#### PROVIDED RECORDS

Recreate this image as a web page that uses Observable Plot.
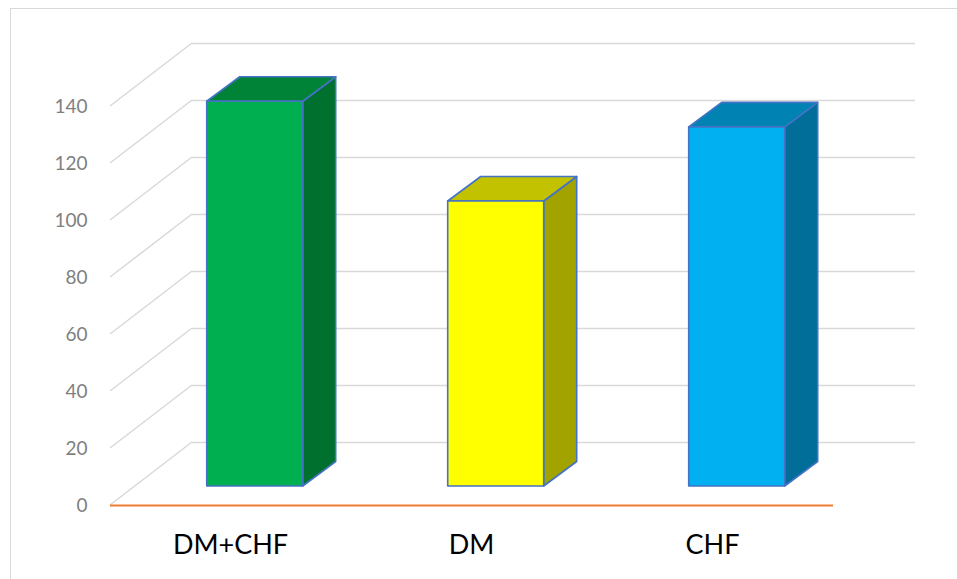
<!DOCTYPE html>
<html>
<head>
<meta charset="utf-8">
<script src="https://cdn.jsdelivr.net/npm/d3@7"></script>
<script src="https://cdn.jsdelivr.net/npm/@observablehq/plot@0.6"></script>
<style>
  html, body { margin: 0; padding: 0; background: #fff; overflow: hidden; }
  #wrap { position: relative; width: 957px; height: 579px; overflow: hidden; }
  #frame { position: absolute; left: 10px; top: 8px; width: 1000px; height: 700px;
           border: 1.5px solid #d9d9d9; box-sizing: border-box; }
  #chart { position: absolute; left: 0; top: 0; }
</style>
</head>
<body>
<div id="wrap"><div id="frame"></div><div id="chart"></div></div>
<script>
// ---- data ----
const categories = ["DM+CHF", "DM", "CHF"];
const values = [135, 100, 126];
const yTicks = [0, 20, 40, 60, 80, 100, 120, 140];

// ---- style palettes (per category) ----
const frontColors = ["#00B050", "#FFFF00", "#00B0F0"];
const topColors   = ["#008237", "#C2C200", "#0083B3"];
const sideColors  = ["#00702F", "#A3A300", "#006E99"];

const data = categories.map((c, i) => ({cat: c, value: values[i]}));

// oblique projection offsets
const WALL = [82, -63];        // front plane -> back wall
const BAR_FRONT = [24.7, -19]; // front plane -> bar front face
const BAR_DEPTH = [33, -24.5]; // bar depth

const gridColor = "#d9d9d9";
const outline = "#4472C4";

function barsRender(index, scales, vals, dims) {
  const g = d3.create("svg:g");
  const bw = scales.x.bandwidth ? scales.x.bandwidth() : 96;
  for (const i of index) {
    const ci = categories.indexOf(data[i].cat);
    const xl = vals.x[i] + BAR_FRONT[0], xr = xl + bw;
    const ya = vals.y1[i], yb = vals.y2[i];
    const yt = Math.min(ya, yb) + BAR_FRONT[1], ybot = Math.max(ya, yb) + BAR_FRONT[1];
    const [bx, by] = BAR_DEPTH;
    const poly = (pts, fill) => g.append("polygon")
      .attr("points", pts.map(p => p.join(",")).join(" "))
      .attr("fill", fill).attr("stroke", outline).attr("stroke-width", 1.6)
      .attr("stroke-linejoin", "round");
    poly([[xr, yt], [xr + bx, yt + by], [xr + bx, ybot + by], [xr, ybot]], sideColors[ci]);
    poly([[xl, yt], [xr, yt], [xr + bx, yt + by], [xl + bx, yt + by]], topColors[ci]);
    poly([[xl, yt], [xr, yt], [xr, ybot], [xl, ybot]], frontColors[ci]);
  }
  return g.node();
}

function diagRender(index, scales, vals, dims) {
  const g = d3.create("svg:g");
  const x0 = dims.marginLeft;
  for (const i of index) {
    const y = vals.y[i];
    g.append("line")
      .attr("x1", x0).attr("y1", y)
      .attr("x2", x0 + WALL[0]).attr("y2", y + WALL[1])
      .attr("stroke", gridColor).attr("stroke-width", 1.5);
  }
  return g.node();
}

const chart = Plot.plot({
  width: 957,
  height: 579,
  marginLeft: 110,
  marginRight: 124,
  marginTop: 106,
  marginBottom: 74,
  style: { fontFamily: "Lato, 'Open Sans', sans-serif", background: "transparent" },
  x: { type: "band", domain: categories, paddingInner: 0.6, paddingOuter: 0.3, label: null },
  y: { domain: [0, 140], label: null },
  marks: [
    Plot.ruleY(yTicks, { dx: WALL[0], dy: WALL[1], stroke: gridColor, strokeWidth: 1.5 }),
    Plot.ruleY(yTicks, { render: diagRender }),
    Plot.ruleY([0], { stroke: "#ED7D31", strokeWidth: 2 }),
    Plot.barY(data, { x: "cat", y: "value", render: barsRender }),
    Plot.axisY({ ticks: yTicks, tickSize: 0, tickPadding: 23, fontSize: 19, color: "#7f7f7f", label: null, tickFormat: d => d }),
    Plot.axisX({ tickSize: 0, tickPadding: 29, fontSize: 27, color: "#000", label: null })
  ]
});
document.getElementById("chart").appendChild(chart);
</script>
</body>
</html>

########
#### PROVIDED RECORDS

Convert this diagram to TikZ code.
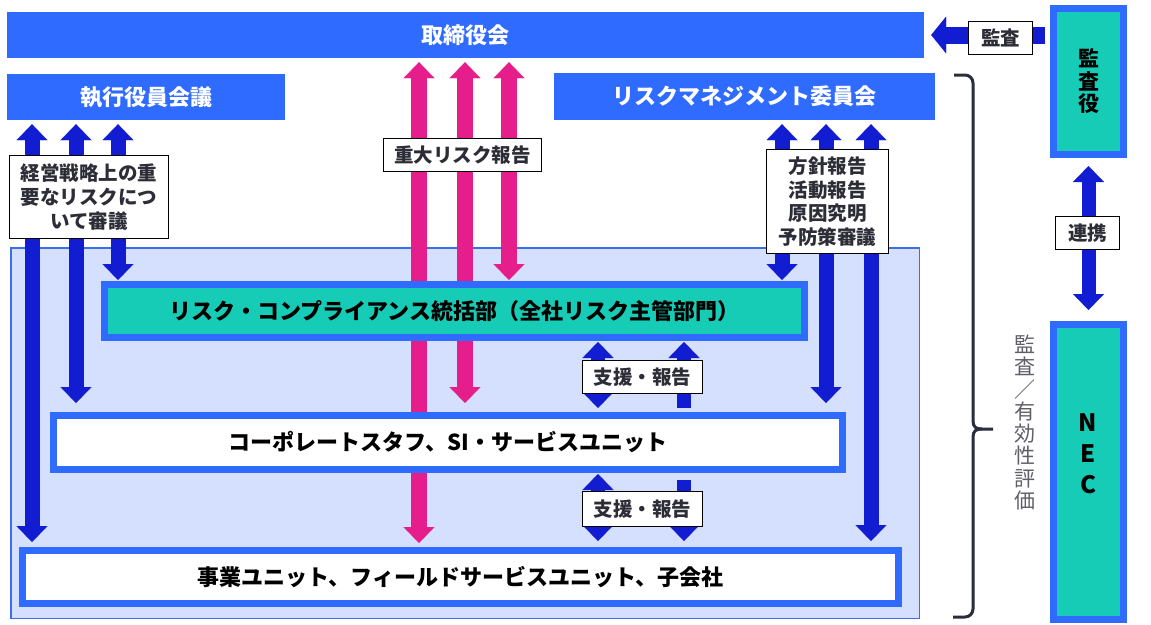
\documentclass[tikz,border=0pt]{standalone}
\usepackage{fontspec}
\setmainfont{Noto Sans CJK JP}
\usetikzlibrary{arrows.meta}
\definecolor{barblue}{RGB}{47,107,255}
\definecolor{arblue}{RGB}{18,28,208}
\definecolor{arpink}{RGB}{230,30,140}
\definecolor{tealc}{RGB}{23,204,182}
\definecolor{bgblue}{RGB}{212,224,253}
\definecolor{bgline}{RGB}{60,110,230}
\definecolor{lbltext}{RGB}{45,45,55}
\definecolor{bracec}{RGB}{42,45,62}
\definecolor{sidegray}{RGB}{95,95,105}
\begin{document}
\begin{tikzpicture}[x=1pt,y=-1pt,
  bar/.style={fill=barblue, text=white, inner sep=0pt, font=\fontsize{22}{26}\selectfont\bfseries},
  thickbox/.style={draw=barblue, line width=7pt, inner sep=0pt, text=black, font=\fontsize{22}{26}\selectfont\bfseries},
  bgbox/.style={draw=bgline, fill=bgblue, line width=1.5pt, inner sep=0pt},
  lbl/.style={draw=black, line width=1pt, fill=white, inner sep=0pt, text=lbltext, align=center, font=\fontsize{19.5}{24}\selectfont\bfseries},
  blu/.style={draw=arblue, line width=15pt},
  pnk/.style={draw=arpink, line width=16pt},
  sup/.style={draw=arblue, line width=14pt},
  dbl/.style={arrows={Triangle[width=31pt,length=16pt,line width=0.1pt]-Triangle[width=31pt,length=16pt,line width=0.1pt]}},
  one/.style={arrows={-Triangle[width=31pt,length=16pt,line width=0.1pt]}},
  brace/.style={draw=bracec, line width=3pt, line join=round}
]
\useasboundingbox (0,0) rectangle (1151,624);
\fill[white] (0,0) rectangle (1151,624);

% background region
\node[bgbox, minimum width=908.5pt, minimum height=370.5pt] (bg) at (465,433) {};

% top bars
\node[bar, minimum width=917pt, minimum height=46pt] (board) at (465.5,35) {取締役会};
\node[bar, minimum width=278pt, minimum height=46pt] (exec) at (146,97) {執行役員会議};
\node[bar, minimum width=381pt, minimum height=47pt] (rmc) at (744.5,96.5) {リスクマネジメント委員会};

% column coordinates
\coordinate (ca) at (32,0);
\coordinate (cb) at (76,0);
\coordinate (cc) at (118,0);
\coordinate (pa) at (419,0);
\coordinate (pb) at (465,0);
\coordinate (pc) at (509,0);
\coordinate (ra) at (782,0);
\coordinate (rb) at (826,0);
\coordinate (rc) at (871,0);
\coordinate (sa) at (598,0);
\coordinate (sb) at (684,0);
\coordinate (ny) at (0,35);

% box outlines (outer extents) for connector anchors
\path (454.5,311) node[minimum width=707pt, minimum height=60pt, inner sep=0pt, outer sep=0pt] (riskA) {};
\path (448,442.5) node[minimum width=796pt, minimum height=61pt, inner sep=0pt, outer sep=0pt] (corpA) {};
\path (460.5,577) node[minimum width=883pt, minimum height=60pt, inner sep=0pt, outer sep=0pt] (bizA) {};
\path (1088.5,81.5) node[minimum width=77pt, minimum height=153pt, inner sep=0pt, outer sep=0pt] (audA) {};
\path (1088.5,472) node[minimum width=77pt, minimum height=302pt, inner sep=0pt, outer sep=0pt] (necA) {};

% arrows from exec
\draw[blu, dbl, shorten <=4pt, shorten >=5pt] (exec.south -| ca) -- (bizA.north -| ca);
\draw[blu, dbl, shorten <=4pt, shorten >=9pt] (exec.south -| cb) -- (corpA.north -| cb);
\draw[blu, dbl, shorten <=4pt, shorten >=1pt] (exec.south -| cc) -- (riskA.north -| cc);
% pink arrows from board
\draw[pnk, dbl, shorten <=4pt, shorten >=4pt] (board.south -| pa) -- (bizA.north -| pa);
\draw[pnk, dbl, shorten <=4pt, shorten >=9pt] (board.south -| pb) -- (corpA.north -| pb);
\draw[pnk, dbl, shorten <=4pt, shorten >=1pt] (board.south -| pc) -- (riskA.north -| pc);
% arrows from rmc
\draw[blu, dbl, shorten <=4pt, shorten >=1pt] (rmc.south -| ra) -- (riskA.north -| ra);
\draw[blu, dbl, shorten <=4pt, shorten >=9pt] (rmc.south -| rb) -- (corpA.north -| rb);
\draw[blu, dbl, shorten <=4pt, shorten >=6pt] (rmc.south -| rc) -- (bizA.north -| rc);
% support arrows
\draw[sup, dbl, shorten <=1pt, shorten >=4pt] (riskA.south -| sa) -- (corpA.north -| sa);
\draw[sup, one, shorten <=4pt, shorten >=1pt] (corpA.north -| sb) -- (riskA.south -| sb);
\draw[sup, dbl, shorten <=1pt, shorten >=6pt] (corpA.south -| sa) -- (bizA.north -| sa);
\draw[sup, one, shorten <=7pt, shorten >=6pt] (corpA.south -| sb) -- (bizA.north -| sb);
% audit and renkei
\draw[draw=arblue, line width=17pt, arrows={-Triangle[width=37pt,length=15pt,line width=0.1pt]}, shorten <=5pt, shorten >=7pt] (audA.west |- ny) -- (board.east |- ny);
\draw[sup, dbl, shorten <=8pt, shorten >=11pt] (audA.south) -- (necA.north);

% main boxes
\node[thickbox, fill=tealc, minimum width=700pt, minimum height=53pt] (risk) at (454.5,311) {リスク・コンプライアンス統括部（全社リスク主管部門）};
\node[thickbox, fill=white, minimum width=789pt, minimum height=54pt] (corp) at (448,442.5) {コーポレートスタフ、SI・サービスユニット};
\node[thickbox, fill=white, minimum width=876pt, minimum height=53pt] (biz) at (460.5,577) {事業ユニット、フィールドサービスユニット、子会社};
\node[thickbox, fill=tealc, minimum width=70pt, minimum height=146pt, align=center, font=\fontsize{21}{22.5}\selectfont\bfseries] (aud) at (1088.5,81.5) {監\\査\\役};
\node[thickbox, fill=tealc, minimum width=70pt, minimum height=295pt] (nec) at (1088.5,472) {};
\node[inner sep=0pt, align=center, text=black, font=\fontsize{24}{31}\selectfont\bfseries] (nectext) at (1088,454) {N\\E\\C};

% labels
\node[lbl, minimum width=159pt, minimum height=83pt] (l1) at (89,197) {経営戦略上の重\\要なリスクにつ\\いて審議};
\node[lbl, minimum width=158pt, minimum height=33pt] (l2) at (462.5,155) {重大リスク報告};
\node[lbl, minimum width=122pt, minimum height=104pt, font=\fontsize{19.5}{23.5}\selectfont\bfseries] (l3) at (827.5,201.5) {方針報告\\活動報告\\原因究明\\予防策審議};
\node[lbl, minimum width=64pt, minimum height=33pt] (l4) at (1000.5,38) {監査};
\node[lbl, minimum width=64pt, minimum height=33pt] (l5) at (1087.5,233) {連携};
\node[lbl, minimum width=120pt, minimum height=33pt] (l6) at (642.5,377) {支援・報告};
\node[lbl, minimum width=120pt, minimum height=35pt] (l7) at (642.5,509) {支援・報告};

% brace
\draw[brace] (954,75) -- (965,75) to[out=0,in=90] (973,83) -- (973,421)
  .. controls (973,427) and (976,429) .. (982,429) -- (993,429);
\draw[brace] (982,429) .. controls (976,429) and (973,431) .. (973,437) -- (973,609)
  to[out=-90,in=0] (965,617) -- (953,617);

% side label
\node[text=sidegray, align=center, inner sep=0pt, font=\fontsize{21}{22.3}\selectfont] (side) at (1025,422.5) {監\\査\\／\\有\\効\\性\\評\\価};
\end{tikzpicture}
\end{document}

########
#### PROVIDED RECORDS

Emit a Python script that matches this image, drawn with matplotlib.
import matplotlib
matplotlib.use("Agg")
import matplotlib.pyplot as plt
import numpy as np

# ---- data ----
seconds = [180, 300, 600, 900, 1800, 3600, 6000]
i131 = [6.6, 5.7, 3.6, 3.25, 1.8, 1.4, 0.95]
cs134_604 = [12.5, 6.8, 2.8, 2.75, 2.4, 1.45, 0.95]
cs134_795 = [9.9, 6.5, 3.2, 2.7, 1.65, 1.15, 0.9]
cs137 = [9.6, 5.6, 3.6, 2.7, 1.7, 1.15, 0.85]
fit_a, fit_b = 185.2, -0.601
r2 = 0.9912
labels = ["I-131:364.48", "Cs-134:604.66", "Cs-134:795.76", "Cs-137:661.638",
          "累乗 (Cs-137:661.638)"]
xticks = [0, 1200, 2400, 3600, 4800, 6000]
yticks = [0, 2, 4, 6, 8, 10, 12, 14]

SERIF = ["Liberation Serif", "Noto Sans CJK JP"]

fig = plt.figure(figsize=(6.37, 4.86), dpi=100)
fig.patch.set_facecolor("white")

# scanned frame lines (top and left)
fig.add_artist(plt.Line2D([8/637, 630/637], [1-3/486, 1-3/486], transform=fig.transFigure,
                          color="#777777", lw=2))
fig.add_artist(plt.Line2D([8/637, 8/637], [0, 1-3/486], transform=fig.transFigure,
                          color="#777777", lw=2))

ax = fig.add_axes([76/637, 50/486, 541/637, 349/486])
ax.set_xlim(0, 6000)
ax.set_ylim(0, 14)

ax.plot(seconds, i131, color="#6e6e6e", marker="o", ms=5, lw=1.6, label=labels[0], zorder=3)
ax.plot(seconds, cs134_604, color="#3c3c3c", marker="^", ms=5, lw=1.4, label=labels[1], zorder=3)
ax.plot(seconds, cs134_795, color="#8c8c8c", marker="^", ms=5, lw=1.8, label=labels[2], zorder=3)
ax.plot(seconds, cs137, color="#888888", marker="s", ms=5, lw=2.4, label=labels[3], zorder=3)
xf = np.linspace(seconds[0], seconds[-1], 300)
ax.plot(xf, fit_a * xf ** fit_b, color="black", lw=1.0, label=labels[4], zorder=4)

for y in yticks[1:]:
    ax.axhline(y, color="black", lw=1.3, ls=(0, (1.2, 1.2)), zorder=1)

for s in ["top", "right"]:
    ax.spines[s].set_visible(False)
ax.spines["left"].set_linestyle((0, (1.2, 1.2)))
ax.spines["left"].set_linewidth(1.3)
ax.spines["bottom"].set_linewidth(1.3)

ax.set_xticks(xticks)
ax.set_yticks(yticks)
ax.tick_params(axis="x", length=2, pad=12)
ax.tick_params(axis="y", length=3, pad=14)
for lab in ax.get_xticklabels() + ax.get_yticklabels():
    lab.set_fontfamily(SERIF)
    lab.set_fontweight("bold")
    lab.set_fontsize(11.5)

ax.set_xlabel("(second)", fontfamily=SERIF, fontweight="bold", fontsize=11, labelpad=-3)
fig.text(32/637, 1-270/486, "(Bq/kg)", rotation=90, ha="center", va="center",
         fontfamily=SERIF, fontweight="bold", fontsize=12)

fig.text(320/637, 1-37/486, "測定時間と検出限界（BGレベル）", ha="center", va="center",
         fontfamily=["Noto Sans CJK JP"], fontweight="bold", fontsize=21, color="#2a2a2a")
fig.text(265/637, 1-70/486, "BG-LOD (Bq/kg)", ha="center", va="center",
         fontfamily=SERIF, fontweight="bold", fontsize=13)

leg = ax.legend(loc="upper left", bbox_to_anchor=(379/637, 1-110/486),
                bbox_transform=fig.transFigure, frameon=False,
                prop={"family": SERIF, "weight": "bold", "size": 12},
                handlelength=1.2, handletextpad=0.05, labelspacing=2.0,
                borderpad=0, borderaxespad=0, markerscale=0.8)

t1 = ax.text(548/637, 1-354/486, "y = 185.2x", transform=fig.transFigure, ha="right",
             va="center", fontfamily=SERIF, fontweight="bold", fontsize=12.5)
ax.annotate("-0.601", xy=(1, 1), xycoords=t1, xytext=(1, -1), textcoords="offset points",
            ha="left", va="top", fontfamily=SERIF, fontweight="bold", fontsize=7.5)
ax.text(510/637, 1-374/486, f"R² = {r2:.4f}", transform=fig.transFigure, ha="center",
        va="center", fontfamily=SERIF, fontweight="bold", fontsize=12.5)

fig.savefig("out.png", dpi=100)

########

• _WRITTEN INSTRUCTION_: What is the number of lines that hold the string "image"? Give it alone.

• _THE RESULT_: 2